_Task details:_ Return the material exactly, first line through the line containing "import matplotlib.pyplot as plt", and nothing more. Pictures stay out.

===== Source data

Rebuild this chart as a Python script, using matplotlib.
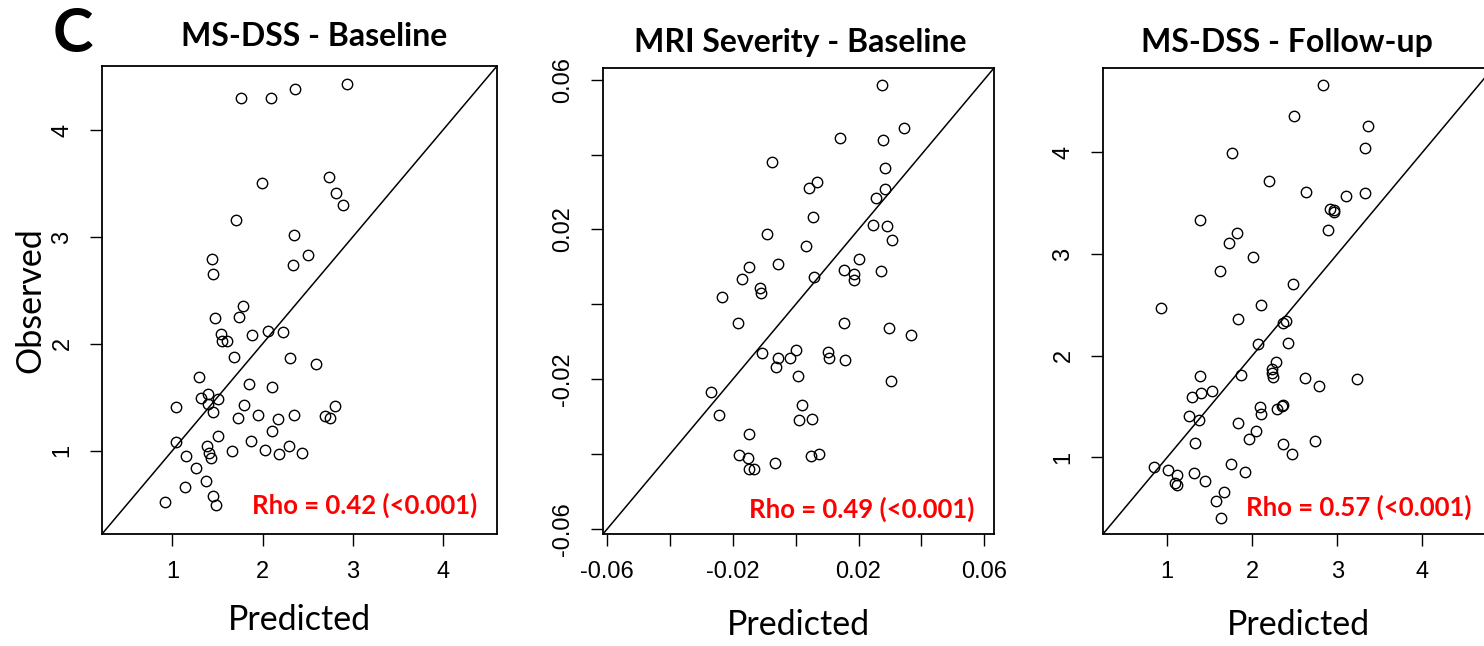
import matplotlib
matplotlib.use("Agg")
import matplotlib.pyplot as plt

# panel C: observed vs predicted
titles = ["MS-DSS - Baseline", "MRI Severity - Baseline", "MS-DSS - Follow-up"]
rho_labels = ["Rho = 0.42 (<0.001)", "Rho = 0.49 (<0.001)", "Rho = 0.57 (<0.001)"]

pred_base = [1.758, 2.097, 2.357, 2.941, 1.989, 2.732, 2.818, 2.892, 1.706, 2.346,
             2.509, 2.338, 1.439, 1.450, 1.788, 1.740, 1.472, 1.535, 1.554, 1.610,
             1.881, 2.056, 2.227, 1.688, 2.301, 2.591, 1.294, 1.848, 2.108, 1.045,
             1.323, 1.398, 1.398, 1.509, 1.450, 1.796, 1.732, 1.948, 2.171, 2.346,
             2.688, 2.747, 2.799, 1.045, 1.509, 2.100, 1.149, 1.383, 1.409, 1.424,
             1.662, 1.870, 2.022, 2.182, 2.290, 2.435, 1.260, 1.141, 1.372, 1.450,
             1.487, 0.922]
obs_base = [4.304, 4.301, 4.385, 4.435, 3.504, 3.560, 3.408, 3.299, 3.156, 3.023,
            2.831, 2.734, 2.796, 2.654, 2.356, 2.250, 2.241, 2.089, 2.030, 2.024,
            2.083, 2.117, 2.111, 1.881, 1.863, 1.807, 1.689, 1.627, 1.593, 1.413,
            1.490, 1.531, 1.434, 1.487, 1.363, 1.428, 1.307, 1.338, 1.292, 1.332,
            1.323, 1.310, 1.422, 1.078, 1.140, 1.186, 0.950, 1.043, 0.975, 0.935,
            0.997, 1.087, 1.009, 0.966, 1.040, 0.978, 0.842, 0.656, 0.715, 0.578,
            0.488, 0.519]

pred_mri = [0.0274, 0.0344, 0.0140, 0.0277, 0.0285, -0.0076, 0.0069, 0.0043, 0.0283, 0.0257,
            0.0055, 0.0245, 0.0290, 0.0308, -0.0091, 0.0032, -0.0055, -0.0147, -0.0171, -0.0114,
            -0.0111, -0.0234, 0.0059, 0.0153, 0.0201, 0.0186, 0.0186, 0.0272, -0.0185, 0.0153,
            0.0296, 0.0367, -0.0107, 0.0001, -0.0055, -0.0019, -0.0061, 0.0104, 0.0107, 0.0157,
            0.0007, 0.0302, -0.0269, -0.0244, 0.0020, 0.0011, 0.0053, -0.0150, -0.0180, -0.0152,
            -0.0147, -0.0134, -0.0066, 0.0050, 0.0073]
obs_mri = [0.0585, 0.0470, 0.0444, 0.0438, 0.0365, 0.0379, 0.0326, 0.0311, 0.0307, 0.0283,
           0.0233, 0.0213, 0.0209, 0.0171, 0.0189, 0.0155, 0.0108, 0.0100, 0.0067, 0.0043,
           0.0030, 0.0020, 0.0073, 0.0093, 0.0121, 0.0082, 0.0065, 0.0089, -0.0051, -0.0049,
           -0.0063, -0.0083, -0.0131, -0.0121, -0.0144, -0.0144, -0.0168, -0.0127, -0.0144, -0.0148,
           -0.0190, -0.0205, -0.0235, -0.0296, -0.0269, -0.0308, -0.0307, -0.0347, -0.0402, -0.0411,
           -0.0440, -0.0439, -0.0423, -0.0404, -0.0400]

pred_fu = [2.837, 2.488, 3.362, 3.327, 1.760, 2.195, 2.626, 3.103, 3.331, 2.908,
           2.966, 2.958, 2.888, 1.380, 1.826, 1.721, 2.007, 1.623, 2.473, 0.926,
           2.097, 1.834, 2.367, 2.394, 2.069, 2.422, 2.273, 2.226, 2.234, 2.242,
           1.873, 1.388, 2.618, 2.786, 3.229, 1.529, 1.286, 1.403, 1.255, 1.376,
           2.093, 2.105, 2.293, 2.344, 2.363, 1.830, 2.046, 1.960, 1.325, 2.367,
           2.465, 2.739, 0.847, 1.008, 1.118, 1.086, 1.110, 1.309, 1.443, 1.744,
           1.917, 1.670, 1.568, 1.635]
obs_fu = [4.658, 4.355, 4.261, 4.045, 3.996, 3.719, 3.612, 3.573, 3.605, 3.442,
          3.432, 3.413, 3.240, 3.331, 3.211, 3.110, 2.966, 2.829, 2.709, 2.464,
          2.500, 2.356, 2.321, 2.337, 2.112, 2.125, 1.942, 1.871, 1.831, 1.792,
          1.809, 1.796, 1.776, 1.701, 1.766, 1.655, 1.597, 1.629, 1.404, 1.368,
          1.492, 1.430, 1.476, 1.505, 1.512, 1.336, 1.261, 1.183, 1.143, 1.127,
          1.029, 1.160, 0.909, 0.870, 0.821, 0.746, 0.723, 0.847, 0.765, 0.938,
          0.853, 0.661, 0.573, 0.403]

limits = [(0.22, 4.60), (-0.0613, 0.0631), (0.245, 4.83)]
ticks = [[1, 2, 3, 4],
         [-0.06, -0.04, -0.02, 0.0, 0.02, 0.04, 0.06],
         [1, 2, 3, 4]]
ticklabels = [["1", "2", "3", "4"],
              ["-0.06", "", "-0.02", "", "0.02", "", "0.06"],
              ["1", "2", "3", "4"]]

W, H = 1484, 646
fig = plt.figure(figsize=(W / 100, H / 100), dpi=100)

# axes boxes in pixels (left, right, top, bottom)
boxes = [(102, 497, 66, 534), (603, 994, 68, 534), (1103, 1493, 68, 534)]
title_x = [0.537, 0.504, 0.471]
title_y = [1.064, 1.054, 1.054]
rho_pos = [(0.949, 0.062), (0.951, 0.052), (0.946, 0.058)]
xlab_y = [-0.184, -0.195, -0.195]

data = [(pred_base, obs_base), (pred_mri, obs_mri), (pred_fu, obs_fu)]
cal = ["Lato", "DejaVu Sans"]
tickfont = "Liberation Sans"

for i in range(3):
    l, r, t, b = boxes[i]
    ax = fig.add_axes([l / W, (H - b) / H, (r - l) / W, (b - t) / H])
    px, py = data[i]
    ax.plot(px, py, "o", mfc="none", mec="black", mew=1.0, ms=7.5, ls="none")
    ax.axline((0, 0), slope=1, color="black", lw=1.1)
    ax.set_xlim(limits[i])
    ax.set_ylim(limits[i])
    ax.set_xticks(ticks[i])
    ax.set_yticks(ticks[i])
    ax.set_xticklabels(ticklabels[i], fontname=tickfont, fontsize=17)
    ax.set_yticklabels(ticklabels[i], fontname=tickfont, fontsize=17,
                       rotation=90, va="center")
    ax.tick_params(direction="out", length=8.6, width=1.0, pad=11)
    ax.tick_params(axis="y", pad=12)
    for sp in ax.spines.values():
        sp.set_linewidth(1.3)
    ax.set_title(titles[i], family=cal, fontweight="bold", fontsize=23,
                 x=title_x[i], y=title_y[i], va="center", pad=0)
    ax.set_xlabel("Predicted", family=cal, fontsize=24.5, va="center")
    ax.xaxis.set_label_coords(0.5, xlab_y[i])
    if i == 0:
        ax.set_ylabel("Observed", family=cal, fontsize=24.5, va="center")
        ax.yaxis.set_label_coords(-0.182, 0.5)
    ax.text(rho_pos[i][0], rho_pos[i][1], rho_labels[i], transform=ax.transAxes,
            ha="right", va="center", color="#ff0000", fontweight="bold",
            family=cal, fontsize=18.5)

fig.text(73 / W, 1 - 34 / H, "C", family=cal, fontweight="bold", fontsize=44,
         ha="center", va="center")

fig.savefig("out.png", dpi=100)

==========

_Written answer:_
Rebuild this chart as a Python script, using matplotlib.
import matplotlib
matplotlib.use("Agg")
import matplotlib.pyplot as plt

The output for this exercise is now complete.